The 2016 Review of the White Paper for Social Development observed “huge gaps” in the provision of social welfare services that “leave the poorest individuals and households in extreme distress.” Yet NGOs are being compelled to reduce or even close community care services due to inadequate funding from government, said Marieta Kemp, Chairperson of the National Coalition for Social Services (NACOSS).
Government has a constitutional obligation to care for its citizens. These services do not have to be the work of government alone but can also be provided by NGOs and the private sector.
The DSD does not fully fund NGOs to provide their services and programmes. Instead they are paid a portion of their staff and administration costs and expected to make up the balance of their funding from the shrinking pool of money from business and other sources.
At 10%, the portion of DSD’s budget allocated to social welfare programmes is also small and has remained stagnant for over a decade. This budget has also been eaten into by ten years of generous above-inflation pay increases for government employees.
In 2014/15 the average amount spent on welfare programmes for the poorest 40% of the population was R463 per person annually. This varied considerably across provinces. The Northern Cape was the most generous, spending R1,009 per person, and KwaZulu-Natal the least generous with just R299 per person.

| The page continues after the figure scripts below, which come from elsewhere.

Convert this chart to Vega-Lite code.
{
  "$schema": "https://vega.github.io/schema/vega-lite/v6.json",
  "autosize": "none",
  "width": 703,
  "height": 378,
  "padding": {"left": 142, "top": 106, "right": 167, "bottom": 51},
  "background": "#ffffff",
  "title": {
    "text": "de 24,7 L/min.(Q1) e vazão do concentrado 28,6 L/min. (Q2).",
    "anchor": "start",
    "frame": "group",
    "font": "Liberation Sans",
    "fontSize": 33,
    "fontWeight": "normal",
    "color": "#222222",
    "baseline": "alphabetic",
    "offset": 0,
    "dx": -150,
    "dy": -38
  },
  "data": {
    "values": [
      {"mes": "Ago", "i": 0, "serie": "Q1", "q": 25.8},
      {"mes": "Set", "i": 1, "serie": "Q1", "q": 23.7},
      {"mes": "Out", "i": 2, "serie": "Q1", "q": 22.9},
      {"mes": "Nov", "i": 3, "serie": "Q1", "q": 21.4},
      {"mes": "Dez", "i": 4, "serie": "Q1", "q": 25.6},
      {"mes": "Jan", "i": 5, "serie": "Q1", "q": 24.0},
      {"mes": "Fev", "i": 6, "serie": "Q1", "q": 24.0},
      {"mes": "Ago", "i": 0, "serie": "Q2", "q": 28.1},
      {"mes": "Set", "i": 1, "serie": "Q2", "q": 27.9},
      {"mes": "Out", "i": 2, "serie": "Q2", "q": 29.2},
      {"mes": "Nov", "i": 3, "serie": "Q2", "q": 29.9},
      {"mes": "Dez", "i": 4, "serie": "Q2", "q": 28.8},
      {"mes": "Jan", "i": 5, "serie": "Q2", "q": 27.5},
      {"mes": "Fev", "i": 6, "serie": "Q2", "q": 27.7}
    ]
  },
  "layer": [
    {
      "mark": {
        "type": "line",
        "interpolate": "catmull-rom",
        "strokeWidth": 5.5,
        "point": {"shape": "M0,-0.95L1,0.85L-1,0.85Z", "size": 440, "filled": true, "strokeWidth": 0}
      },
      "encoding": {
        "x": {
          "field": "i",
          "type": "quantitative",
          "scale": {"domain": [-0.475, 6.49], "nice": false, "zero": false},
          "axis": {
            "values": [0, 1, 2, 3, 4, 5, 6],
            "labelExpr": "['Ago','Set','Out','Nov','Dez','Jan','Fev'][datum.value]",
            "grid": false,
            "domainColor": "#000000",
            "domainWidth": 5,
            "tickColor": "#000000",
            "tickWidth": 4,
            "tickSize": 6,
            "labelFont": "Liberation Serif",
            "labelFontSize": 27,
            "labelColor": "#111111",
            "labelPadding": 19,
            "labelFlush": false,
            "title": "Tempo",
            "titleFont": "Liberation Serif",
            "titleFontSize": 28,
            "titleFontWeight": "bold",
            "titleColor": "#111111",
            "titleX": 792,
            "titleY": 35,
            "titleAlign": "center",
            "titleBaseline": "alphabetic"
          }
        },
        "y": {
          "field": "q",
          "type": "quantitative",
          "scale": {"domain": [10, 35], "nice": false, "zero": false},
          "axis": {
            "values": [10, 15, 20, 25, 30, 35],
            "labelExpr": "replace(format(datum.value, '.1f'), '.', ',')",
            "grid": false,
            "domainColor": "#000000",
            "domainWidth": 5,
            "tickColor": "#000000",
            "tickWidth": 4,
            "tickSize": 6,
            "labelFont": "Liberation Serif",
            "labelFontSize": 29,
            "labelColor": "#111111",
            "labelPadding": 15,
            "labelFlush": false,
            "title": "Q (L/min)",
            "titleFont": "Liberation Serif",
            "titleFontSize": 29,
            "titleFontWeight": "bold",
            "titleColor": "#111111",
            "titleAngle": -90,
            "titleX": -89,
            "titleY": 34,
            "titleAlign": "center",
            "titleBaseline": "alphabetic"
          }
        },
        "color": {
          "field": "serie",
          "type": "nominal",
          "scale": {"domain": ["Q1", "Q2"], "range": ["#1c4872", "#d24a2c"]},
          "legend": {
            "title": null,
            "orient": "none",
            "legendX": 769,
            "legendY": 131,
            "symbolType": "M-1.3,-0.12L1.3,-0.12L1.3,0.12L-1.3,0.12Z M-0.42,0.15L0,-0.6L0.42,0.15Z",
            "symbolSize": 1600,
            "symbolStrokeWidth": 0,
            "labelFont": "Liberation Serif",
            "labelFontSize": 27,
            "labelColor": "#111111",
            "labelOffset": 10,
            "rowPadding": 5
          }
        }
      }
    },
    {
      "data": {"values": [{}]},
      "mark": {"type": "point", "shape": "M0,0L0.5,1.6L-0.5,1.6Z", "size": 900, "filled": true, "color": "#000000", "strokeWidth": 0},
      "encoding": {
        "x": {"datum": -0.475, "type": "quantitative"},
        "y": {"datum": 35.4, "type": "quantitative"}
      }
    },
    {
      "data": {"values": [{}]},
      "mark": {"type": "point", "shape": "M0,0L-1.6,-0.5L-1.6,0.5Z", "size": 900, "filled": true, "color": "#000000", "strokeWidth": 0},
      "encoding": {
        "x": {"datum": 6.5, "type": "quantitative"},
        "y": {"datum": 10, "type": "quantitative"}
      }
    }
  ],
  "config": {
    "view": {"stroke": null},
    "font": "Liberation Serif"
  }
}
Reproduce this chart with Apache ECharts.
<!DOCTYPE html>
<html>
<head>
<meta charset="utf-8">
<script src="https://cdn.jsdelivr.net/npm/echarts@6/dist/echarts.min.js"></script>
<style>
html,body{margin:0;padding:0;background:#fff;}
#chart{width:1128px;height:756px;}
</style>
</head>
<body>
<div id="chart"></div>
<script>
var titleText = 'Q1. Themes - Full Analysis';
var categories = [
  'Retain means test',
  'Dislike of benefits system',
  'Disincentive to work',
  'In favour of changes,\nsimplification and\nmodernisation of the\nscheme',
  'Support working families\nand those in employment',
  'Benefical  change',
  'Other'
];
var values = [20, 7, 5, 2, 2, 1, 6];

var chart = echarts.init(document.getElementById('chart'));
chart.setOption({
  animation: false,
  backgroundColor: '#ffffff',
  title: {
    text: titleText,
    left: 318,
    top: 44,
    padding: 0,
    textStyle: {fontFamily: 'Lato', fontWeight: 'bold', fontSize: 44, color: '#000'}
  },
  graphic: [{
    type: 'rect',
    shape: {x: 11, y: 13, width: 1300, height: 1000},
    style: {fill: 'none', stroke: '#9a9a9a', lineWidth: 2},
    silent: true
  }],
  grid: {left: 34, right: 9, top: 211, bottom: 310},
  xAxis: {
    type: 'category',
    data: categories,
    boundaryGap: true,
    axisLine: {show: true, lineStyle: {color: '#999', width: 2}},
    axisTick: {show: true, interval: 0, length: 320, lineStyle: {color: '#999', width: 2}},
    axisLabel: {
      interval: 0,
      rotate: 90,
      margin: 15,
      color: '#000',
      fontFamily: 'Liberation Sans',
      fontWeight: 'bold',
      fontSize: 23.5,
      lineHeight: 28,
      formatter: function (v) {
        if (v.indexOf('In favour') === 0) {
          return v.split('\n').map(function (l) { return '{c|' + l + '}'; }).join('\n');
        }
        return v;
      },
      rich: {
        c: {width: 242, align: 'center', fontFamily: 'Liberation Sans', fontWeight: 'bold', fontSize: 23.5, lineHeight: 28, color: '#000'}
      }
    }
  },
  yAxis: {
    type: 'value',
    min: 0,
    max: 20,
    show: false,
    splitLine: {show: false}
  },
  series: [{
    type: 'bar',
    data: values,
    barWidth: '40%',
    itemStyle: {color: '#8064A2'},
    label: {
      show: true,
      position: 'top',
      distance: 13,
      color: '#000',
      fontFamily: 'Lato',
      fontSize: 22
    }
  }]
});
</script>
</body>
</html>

As a consequence, significant disparities in subsidies existed between provinces. Vetten’s research shows a pattern between 2012 and 2017 of below-inflation annual increases – or no increase at all – to NGOs’ subsidies. In 2016/17 some social workers in North West province received subsidies of R5,415 a month, while the subsidies of those based in the Western Cape amounted to R14,362/month. This represented 31% and 80% respectively of the R17,605/month paid to entry-level government social workers.
The CareWork Campaign calls on the DSD to do away with these and standardize subsidies for posts across provinces.
NGO staff without formal qualifications earn considerably less. In the Eastern Cape and Limpopo the provincial offices of the DSD allocated stipends to ‘volunteers’ of between R500 and R600 per month, even though these people were working hours similar to those classified as employees. In Gauteng, the subsidy paid to counsellors was R1,250/month.
All these amounts fell below the minimum wage for farm and forestry workers in 2016 (R2,779/month), as well as the proposed national minimum wage of R3,500/month.
Between 2009 and 2016, inflation increased by 6%, and some people use up to 20% of their earnings on transport. R500 per month is nowhere close to a living wage, particularly in such challenging working conditions, yet many tolerate this with the fear of having no other means of income.
The campaign says the DSD as well as the department of health must urgently establish an expert panel to address the pay challenges experienced in the care work sector – as recommended by the National Minimum Wage Panel.
“Accelerating radical economic transformation, and eradicating poverty, unemployment and inequality are supposed to be government priorities,” Vetten said. “We want government to show that these are not empty slogans, and the social care sector is a very good place to start”.